The hypothesis that prions were a form of slow virus was discarded when scientists could find no nucleic acid associated with prions. This is also the drawback of the "virino" hypothesis, which posited a very small nucleic acid incapable of encoding a protein on its own, but able to recruit a host protein to form a capsid that could elude recognition by the immune system. Again, "There's no evidence of a nucleic acid," said Weissmann.

Then there's the "protein-only" hypothesis, advanced back in 1965, which attributed disease to abnormalities in protein conformation. "There is good evidence that conformational modification of PrP is involved in the disease, although the mechanism by which this occurs is still obscure," he said. "Recent studies positing a role for RNA in the process still need to be confirmed."

Of the two models proposed, the "refolding" and the "seeding" model, the latter has been "demonstrated convincingly in yeast."

From these theoretical heights, Weissmann then descended to what science knows in fact: there are many different strains of the scrapie agent that can be propagated in a single species, be it mouse or human. Different strains are characterized by lesion site and incubation time. And there are many types of abnormal configuration of PrP; the way PrP misfolds determines where it is susceptible to cleavage by certain proteases. In man, four strains of PrP are detectable by gel electrophoresis signatures, giving scientists a diagnostic tool. NIH's Dr. Reed Wickner, who introduced Weissmann, has shown that yeast contains elements that behave like prions.

"Different conformations of protein are associated with distinct, stable prion strains, which confirms the 'seeding' hypothesis," Weissmann said. "PrP is essential for multiplication of prions, their propagation through the organism and pathogenesis. But structure of the prion is still unknown."

To illustrate transmission of prion disease by surface-bound prions, Weissmann described an accidental transmission of CJD by an EEG brain electrode. After having been used on one infected patient, the electrode was treated with benzene, ethanol, and formaldehyde vapor for 48 hours in an attempt to disinfect it, yet was still able to transmit disease when reused in a second and even a third patient. NIH scientist Dr. Clarence Gibbs later showed that the same electrode was still capable of transmitting prion disease to a chimpanzee 3 years after the accidental human transmission.

Weissmann's studies established that steel surgical wire could carry prions whether left in animal brains permanently or merely dipped briefly into the brain. "Only a short time is sufficient to pass the infection from a wire to a mouse...and an enormously small amount of protein was the same [in terms of infectivity] as injecting concentrated brain homogenate [which teems with prions]. This may be because the surface-bound agent is stabilized against degradation in the host, Weissmann said.
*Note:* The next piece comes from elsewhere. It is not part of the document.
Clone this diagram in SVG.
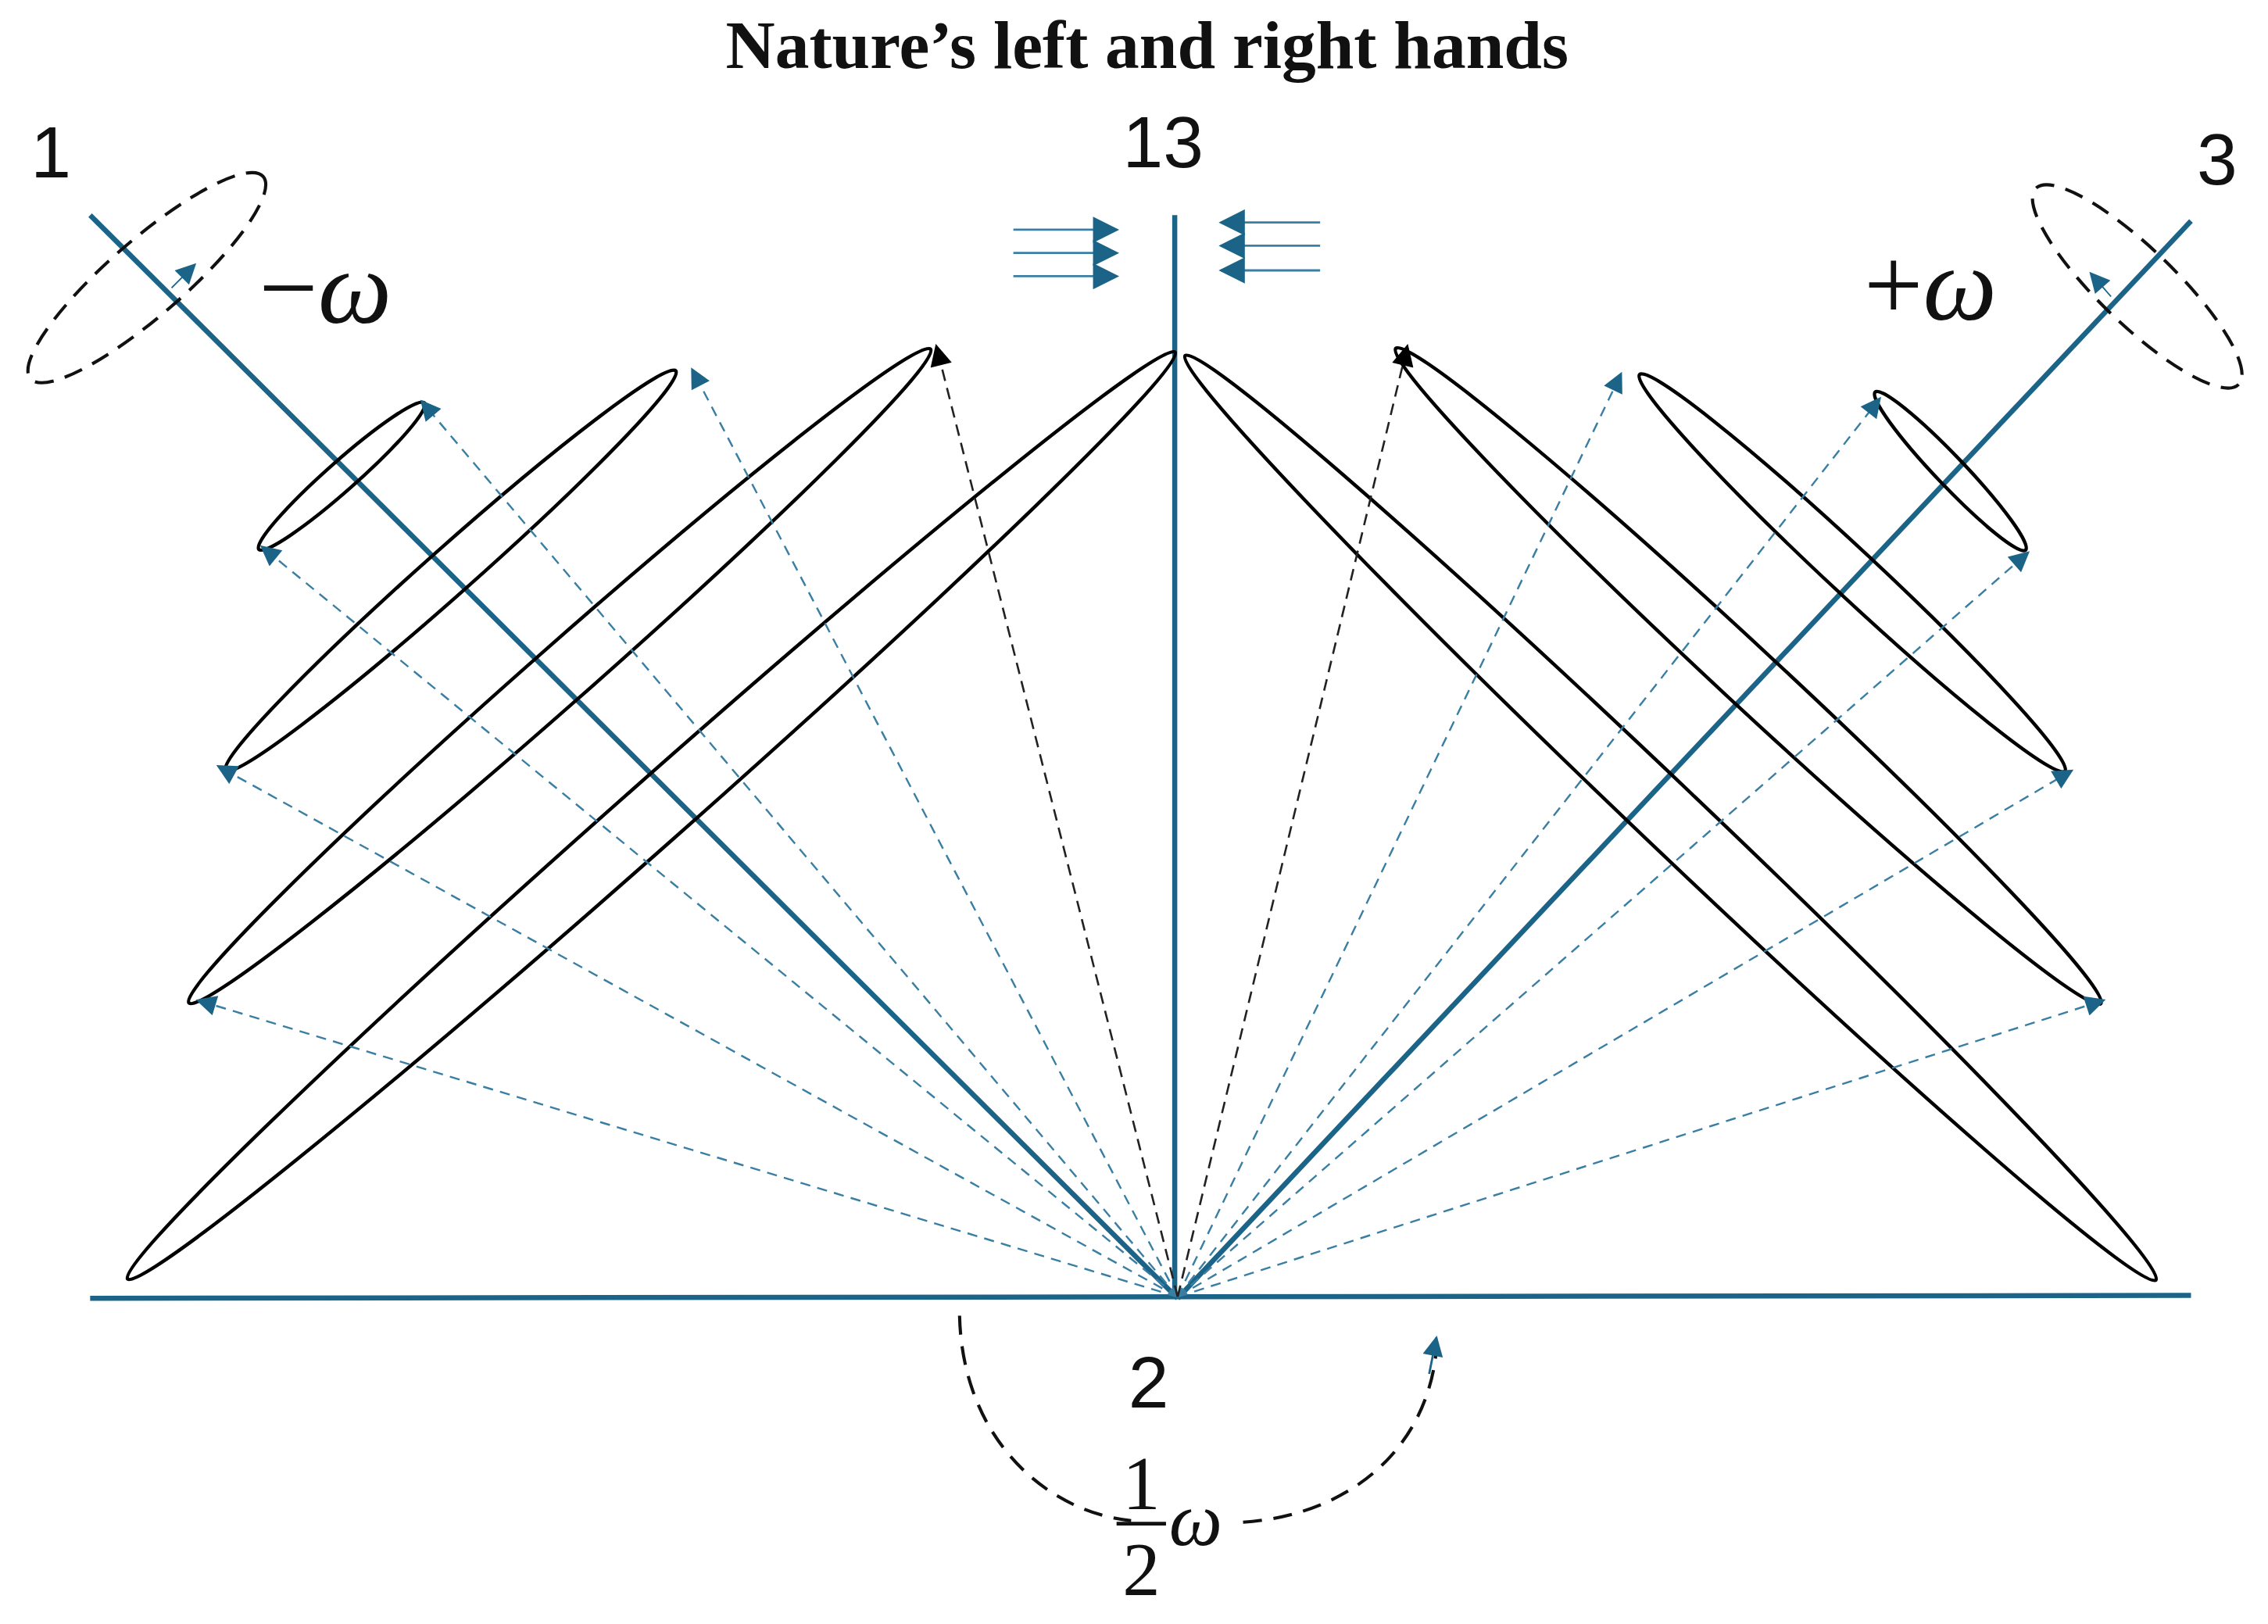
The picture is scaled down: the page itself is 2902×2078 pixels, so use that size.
<svg xmlns="http://www.w3.org/2000/svg" width="2902" height="2078" viewBox="0 0 2902 2078">
<defs>
<style>
.ax{stroke:#1b6488;stroke-width:3.5;fill:none}
.el{stroke:#000;stroke-width:2.4;fill:none}
.bd{stroke:#3a7fa3;stroke-width:1.3;stroke-dasharray:7 5;fill:none}
.kd{stroke:#222;stroke-width:1.4;stroke-dasharray:8 5;fill:none}
.ld{stroke:#111;stroke-width:2.2;stroke-dasharray:13 8;fill:none}
.hl{stroke:#3a7fa3;stroke-width:1.5;fill:none}
.num{font-family:"Liberation Sans",Arial,sans-serif;font-size:50px;fill:#111}
.om{font-family:"Liberation Serif","Times New Roman",serif;font-style:italic;font-size:72px;fill:#111}
.sr{font-family:"Liberation Serif","Times New Roman",serif;fill:#111}
</style>
<marker id="ab" viewBox="0 0 10 10" refX="9" refY="5" markerWidth="15" markerHeight="14" markerUnits="userSpaceOnUse" orient="auto"><path d="M0,0 L10,5 L0,10 z" fill="#1b6488"/></marker>
<marker id="ak" viewBox="0 0 10 10" refX="9" refY="5" markerWidth="16" markerHeight="15" markerUnits="userSpaceOnUse" orient="auto"><path d="M0,0 L10,5 L0,10 z" fill="#000"/></marker>
<marker id="ah" viewBox="0 0 10 10" refX="9" refY="5" markerWidth="26" markerHeight="18" markerUnits="userSpaceOnUse" orient="auto"><path d="M0,0 L10,5 L0,10 z" fill="#1b6488"/></marker>
</defs>
<rect width="2902" height="2078" fill="#fff"/>
<g transform="scale(1.8603)">
<text id="title" x="789" y="47" text-anchor="middle" class="sr" font-weight="bold" font-size="47">Nature’s left and right hands</text>

<g id="axes">
<line class="ax" x1="62" y1="893" x2="1507" y2="891" stroke-width="4"/>
<line class="ax" x1="808" y1="148" x2="808" y2="893"/>
<line class="ax" x1="62" y1="148" x2="810" y2="893"/>
<line class="ax" x1="1507" y1="152" x2="810" y2="893"/>
</g>

<g id="labels">
<text class="num" x="35" y="122" text-anchor="middle">1</text>
<text class="num" x="800" y="115" text-anchor="middle">13</text>
<text class="num" x="1525" y="127" text-anchor="middle">3</text>
<text class="num" x="790" y="968" text-anchor="middle">2</text>
<text class="om" x="178" y="222"><tspan font-style="normal">−</tspan>ω</text>
<text class="om" x="1282" y="220"><tspan font-style="normal">+</tspan>ω</text>
<text class="sr" x="785" y="1038" text-anchor="middle" font-size="52">1</text>
<line x1="768" y1="1048" x2="802" y2="1048" stroke="#111" stroke-width="2.5"/>
<text class="sr" x="785" y="1097" text-anchor="middle" font-size="52">2</text>
<text class="sr" x="804" y="1063" font-size="52" font-style="italic">ω</text>
</g>

<g id="left-ellipses">
<ellipse class="el" cx="235" cy="327.5" rx="76" ry="10" transform="rotate(-41.5 235 327.5)"/>
<ellipse class="el" cx="310" cy="392.5" rx="207" ry="16" transform="rotate(-41.6 310 392.5)"/>
<ellipse class="el" cx="385" cy="465" rx="340" ry="20" transform="rotate(-41.4 385 465)"/>
<ellipse class="el" cx="448" cy="561" rx="481" ry="22" transform="rotate(-41.5 448 561)"/>
<ellipse class="ld" cx="101" cy="191" rx="106" ry="26" transform="rotate(-41 101 191)"/>
</g>
<g id="right-ellipses">
<ellipse class="el" cx="1341.5" cy="324" rx="75" ry="10" transform="rotate(46.4 1341.5 324)"/>
<ellipse class="el" cx="1274" cy="394" rx="200" ry="16" transform="rotate(43 1274 394)"/>
<ellipse class="el" cx="1202.5" cy="465" rx="331" ry="20" transform="rotate(42.9 1202.5 465)"/>
<ellipse class="el" cx="1149" cy="562.5" rx="461" ry="22" transform="rotate(43.6 1149 562.5)"/>
<ellipse class="ld" cx="1470" cy="197" rx="97" ry="26" transform="rotate(44 1470 197)"/>
</g>

<g id="connectors">
<line class="bd" x1="810" y1="892" x2="290" y2="276" marker-end="url(#ab)"/>
<line class="bd" x1="810" y1="892" x2="180" y2="376" marker-end="url(#ab)"/>
<line class="bd" x1="810" y1="892" x2="476" y2="254" marker-end="url(#ab)"/>
<line class="bd" x1="810" y1="892" x2="150" y2="527" marker-end="url(#ab)"/>
<line class="bd" x1="810" y1="892" x2="136" y2="688" marker-end="url(#ab)"/>
<line class="kd" x1="810" y1="892" x2="644" y2="238" marker-end="url(#ak)"/>
<line class="bd" x1="810" y1="892" x2="1115" y2="257" marker-end="url(#ab)"/>
<line class="bd" x1="810" y1="892" x2="1293" y2="274" marker-end="url(#ab)"/>
<line class="bd" x1="810" y1="892" x2="1395" y2="380" marker-end="url(#ab)"/>
<line class="bd" x1="810" y1="892" x2="1425" y2="530" marker-end="url(#ab)"/>
<line class="bd" x1="810" y1="892" x2="1447" y2="688" marker-end="url(#ab)"/>
<line class="kd" x1="810" y1="892" x2="968" y2="238" marker-end="url(#ak)"/>
<line x1="118" y1="198" x2="134" y2="182" stroke="#1b6488" stroke-width="1" marker-end="url(#ab)"/>
<line x1="1452" y1="204" x2="1438" y2="188" stroke="#1b6488" stroke-width="1" marker-end="url(#ab)"/>
<line class="hl" x1="697" y1="158" x2="768" y2="158" marker-end="url(#ah)"/>
<line class="hl" x1="697" y1="174" x2="768" y2="174" marker-end="url(#ah)"/>
<line class="hl" x1="697" y1="190" x2="768" y2="190" marker-end="url(#ah)"/>
<line class="hl" x1="908" y1="153" x2="840" y2="153" marker-end="url(#ah)"/>
<line class="hl" x1="908" y1="169" x2="840" y2="169" marker-end="url(#ah)"/>
<line class="hl" x1="908" y1="186" x2="840" y2="186" marker-end="url(#ah)"/>
<path class="ld" d="M660,905 C662,990 720,1040 778,1046"/>
<path class="ld" d="M855,1047 C930,1042 982,995 988,928"/>
<line x1="983" y1="945" x2="988" y2="920" stroke="#1b6488" stroke-width="1.5" marker-end="url(#ab)"/>
</g>
</g>
</svg>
It was no comfort to learn that prions appear to bind as tightly to plastic as they do to metal.

Weissmann said there are only half a dozen cell lines that can be successfully infected with PrP; unsurprisingly, given its penchant for infecting brain, a neuroblastoma line is one. New cell-based assays for prions promise to advance prion science faster than was possible in the slow and expensive mouse bioassay, he noted.

He concluded with a detailed analysis of how prions move around in the body, migrating typically from gut to brain with a stopover in the spleen and lymph nodes, where replication is amplified, before advancing to the peripheral nervous system, to spinal cord and finally the brain (although if the dosage is high enough, prions can go directly from gut to central nervous system). As to how and why prions arose in mammalian history, hypotheses are now wide open, Weissmann said.